A partial list of Fast Company's "at risk" jobs:

  • Extreme risk:  Accountant, industrial engineer, production control specialist, quality assurance engineer, helpdesk specialist, telemarketer
  • High or moderate risk:  Automotive engineer, computer systems analyst, database administrator, software developer, customer-service representative, CAD technician, paralegal/legal assistant, medical transcriptionist, copy editor, journalist, film editor, insurance agent, lab technician, human resources specialist
  • Low risk:  Aircraft mechanic, artist, carpenter, civil engineer, headhunter, interior designer

We're not just offshoring jobs:  We're offshoring our economy.

Tuesday, April 13th, 2004 10:24 am (UTC)
If the economy falls that much, workers here will become cheaper to hire.

If offshore workers really are not that efficient to hire, and noone here can buy the goods being produced, the situation will self correct.
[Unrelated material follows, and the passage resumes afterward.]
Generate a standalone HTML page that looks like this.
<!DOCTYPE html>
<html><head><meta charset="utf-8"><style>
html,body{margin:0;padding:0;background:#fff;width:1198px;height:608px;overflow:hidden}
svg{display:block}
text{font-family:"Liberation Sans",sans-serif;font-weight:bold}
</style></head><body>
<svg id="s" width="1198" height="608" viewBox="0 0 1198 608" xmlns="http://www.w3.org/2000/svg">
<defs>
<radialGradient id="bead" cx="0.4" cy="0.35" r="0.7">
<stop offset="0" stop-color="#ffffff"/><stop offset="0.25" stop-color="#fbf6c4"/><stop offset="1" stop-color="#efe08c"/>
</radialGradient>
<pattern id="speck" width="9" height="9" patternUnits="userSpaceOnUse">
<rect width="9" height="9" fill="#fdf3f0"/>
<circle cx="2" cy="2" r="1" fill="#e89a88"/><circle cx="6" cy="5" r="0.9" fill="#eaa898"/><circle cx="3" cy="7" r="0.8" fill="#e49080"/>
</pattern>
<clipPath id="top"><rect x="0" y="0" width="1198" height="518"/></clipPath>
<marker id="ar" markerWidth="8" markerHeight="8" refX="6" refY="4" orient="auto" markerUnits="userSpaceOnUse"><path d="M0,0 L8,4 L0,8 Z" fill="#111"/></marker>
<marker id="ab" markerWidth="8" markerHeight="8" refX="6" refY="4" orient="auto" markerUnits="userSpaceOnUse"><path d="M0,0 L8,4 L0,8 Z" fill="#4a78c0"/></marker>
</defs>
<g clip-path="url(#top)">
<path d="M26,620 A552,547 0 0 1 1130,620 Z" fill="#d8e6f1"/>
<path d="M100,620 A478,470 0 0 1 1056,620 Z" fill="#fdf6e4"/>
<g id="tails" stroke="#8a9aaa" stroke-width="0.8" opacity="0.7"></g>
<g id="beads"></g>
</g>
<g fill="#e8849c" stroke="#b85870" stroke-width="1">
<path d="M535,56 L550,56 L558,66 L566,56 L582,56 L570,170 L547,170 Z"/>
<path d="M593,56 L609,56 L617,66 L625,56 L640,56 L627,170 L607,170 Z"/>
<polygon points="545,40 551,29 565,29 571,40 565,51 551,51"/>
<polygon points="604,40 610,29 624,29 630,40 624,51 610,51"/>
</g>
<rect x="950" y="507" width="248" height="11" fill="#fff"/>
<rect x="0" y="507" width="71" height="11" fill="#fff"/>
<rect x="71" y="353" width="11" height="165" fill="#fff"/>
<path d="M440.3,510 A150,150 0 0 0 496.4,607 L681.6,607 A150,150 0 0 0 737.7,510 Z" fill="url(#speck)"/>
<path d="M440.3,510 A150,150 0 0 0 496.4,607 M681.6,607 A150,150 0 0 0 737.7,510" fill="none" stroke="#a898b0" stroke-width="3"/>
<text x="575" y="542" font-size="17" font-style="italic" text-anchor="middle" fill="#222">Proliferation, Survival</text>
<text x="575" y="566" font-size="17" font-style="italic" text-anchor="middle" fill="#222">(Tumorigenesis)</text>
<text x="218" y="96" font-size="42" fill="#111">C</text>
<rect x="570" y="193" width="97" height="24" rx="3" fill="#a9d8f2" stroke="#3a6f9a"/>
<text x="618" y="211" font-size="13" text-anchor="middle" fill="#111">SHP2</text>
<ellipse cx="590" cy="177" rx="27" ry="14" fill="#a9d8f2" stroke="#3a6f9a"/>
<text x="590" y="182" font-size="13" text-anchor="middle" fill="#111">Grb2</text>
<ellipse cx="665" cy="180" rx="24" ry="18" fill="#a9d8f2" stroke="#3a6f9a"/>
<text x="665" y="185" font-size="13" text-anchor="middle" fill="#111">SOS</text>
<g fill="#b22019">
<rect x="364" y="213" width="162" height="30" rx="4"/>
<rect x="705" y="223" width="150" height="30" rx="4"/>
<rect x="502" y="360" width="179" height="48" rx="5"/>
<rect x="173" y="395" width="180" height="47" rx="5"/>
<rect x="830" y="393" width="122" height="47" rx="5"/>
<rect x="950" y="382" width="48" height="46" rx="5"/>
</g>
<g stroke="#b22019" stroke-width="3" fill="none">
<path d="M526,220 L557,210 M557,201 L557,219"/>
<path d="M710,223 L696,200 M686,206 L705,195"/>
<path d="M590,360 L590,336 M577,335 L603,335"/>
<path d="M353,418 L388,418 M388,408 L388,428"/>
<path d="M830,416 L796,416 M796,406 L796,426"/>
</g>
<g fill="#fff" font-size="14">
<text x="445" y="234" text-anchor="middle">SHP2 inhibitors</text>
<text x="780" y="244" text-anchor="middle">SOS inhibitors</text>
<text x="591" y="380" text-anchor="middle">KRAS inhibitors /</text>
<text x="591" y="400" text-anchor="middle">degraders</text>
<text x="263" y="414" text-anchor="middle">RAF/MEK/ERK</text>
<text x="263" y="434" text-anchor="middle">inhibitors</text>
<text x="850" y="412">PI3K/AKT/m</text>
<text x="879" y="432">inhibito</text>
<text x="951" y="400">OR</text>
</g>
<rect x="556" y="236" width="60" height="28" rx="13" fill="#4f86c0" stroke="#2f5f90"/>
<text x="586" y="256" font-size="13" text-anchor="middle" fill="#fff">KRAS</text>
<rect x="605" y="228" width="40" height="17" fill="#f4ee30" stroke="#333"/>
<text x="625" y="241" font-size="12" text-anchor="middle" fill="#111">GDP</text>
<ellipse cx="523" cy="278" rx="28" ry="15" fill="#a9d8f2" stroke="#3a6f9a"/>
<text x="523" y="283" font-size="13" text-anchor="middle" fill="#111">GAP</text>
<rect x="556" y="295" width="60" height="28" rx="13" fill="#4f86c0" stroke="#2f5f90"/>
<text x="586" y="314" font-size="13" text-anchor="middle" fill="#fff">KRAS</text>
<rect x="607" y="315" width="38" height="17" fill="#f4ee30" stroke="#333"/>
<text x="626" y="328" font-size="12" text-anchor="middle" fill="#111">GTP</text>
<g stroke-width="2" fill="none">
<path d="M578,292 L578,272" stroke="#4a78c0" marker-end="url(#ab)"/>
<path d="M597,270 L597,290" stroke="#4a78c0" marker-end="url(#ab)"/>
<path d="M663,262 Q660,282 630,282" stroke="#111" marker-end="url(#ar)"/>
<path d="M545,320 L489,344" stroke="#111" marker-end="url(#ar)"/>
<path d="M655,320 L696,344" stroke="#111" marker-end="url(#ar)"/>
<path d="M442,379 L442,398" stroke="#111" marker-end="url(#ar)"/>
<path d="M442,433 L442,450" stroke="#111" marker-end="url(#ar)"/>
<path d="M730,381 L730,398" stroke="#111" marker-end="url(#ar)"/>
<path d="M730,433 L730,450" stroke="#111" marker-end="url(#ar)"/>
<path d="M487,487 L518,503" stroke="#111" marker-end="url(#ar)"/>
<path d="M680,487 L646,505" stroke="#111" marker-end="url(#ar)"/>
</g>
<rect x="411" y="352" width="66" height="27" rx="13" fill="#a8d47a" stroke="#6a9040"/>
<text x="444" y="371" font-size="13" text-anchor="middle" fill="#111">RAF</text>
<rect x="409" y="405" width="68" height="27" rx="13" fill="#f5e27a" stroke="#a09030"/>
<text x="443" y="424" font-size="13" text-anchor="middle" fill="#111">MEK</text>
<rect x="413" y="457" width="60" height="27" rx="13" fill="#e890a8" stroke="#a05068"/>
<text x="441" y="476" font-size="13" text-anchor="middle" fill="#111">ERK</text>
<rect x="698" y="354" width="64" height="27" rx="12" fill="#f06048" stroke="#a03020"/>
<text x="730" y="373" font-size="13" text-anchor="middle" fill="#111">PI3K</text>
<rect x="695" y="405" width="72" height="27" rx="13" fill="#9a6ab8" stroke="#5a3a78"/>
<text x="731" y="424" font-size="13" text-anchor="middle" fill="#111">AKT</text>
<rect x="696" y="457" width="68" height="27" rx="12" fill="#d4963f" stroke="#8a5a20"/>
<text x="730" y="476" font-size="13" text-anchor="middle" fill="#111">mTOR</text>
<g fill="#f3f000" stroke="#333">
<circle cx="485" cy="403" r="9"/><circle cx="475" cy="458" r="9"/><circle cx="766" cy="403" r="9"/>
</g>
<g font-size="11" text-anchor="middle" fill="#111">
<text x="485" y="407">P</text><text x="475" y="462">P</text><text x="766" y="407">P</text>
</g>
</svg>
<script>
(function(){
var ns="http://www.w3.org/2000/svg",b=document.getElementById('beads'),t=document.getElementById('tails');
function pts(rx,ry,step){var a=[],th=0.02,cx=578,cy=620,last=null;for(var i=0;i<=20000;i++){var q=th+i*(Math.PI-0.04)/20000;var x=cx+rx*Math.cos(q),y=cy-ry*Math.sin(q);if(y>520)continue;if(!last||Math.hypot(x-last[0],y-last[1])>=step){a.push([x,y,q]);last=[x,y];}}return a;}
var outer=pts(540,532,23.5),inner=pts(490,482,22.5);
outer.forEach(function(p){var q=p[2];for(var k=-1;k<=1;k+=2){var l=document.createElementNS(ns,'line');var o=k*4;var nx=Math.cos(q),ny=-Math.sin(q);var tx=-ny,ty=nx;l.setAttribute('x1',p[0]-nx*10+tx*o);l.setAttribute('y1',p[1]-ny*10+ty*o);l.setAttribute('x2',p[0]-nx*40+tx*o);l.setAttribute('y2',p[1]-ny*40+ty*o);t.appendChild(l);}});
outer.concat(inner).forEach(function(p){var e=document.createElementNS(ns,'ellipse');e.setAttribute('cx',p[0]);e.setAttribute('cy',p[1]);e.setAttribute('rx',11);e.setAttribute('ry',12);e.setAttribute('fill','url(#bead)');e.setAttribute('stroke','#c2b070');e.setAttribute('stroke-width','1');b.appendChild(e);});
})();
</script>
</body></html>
What you say about experience is true.

-Ogre
Tuesday, April 13th, 2004 10:40 am (UTC)
If the economy falls that much, workers here will become cheaper to hire.

But enough to compete?

Well, time will tell, I guess.
Tuesday, April 13th, 2004 01:13 pm (UTC)
Somebody has to buy the products. There has to be a middle class to support wealthy business owners. But the more the government intervenes, the longer things will take to self correct.

-Ogre
Tuesday, April 13th, 2004 01:20 pm (UTC)
yeah. Government, I have increasingly come to see over the past thirty years, is not even a poor solution; it's the problem. "That government is best which governs least," indeed. Or, as I saw stated once on a bumper sticker:
"If more government is the answer, it must have been a really stupid question."
Wednesday, April 14th, 2004 03:52 pm (UTC)
We techies are getting a lot cheaper. "Increased productivity" = longer hours, same pay. Our wages at my work have been frozen for 4 years, and if folks hire, it's at less, not more, money. My former boss from the early '90's has taken a $10K a year cut every time he's been rehired after being laid off. Since this has happened 4 times in as many years, he's making $40K a year less than before. My former officemate is making 2/3 of what he was making at his job in 2001, now as a contractor with no benefits. Believe me, it's sorting out.
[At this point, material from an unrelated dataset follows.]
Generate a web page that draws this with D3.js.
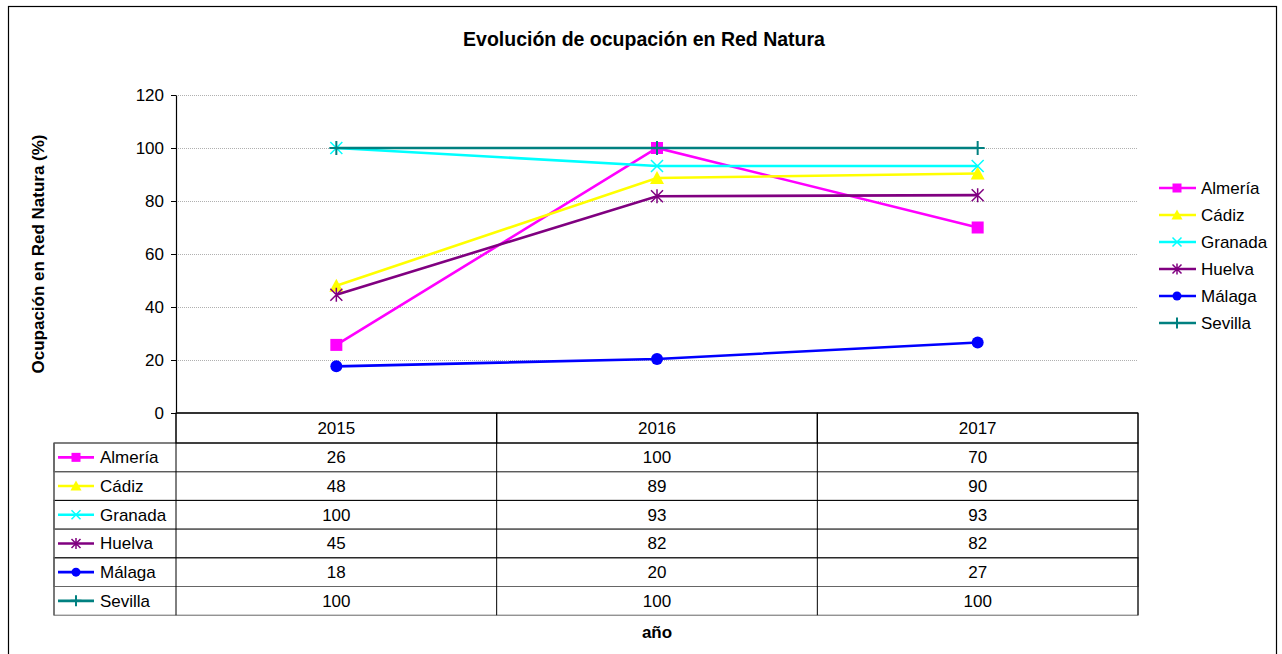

A coworker lit into a striker outside Safeway (they're protesting having to pay for part of their health benefits) and said "Most of us not only have taken pay cuts to stay employed, we're paying for part of our health benefits, so what's with you? Wake up and smell the coffee!"
Wednesday, April 14th, 2004 05:22 pm (UTC)
So stop doing it. It obviously bothers you, so get all of your people together and organize. Like unixronin said, you can't offshore experience, so if you were to unionize for better hours, or better pay (but probably not both) either you'd get it, or you'd lose your job. Which is more important you you? Work or Sanity?

Yeah, I had an interesting conversation with the strikers outside of a Ralph's one day after I ahd moved here. I asked what they were protesting, and they said they were striking for health benefits. I asked if they were striking to get them, and they said they were striking because they had been asked to pay for them. I pointed out that in New Mexico, noone at a grocery store had any hope of ever having health benefits, let alone being spoiled enough to complain about having to contribute to them. And that even as a programmer, I didn't have them. The guy looks sort of uncomfortable.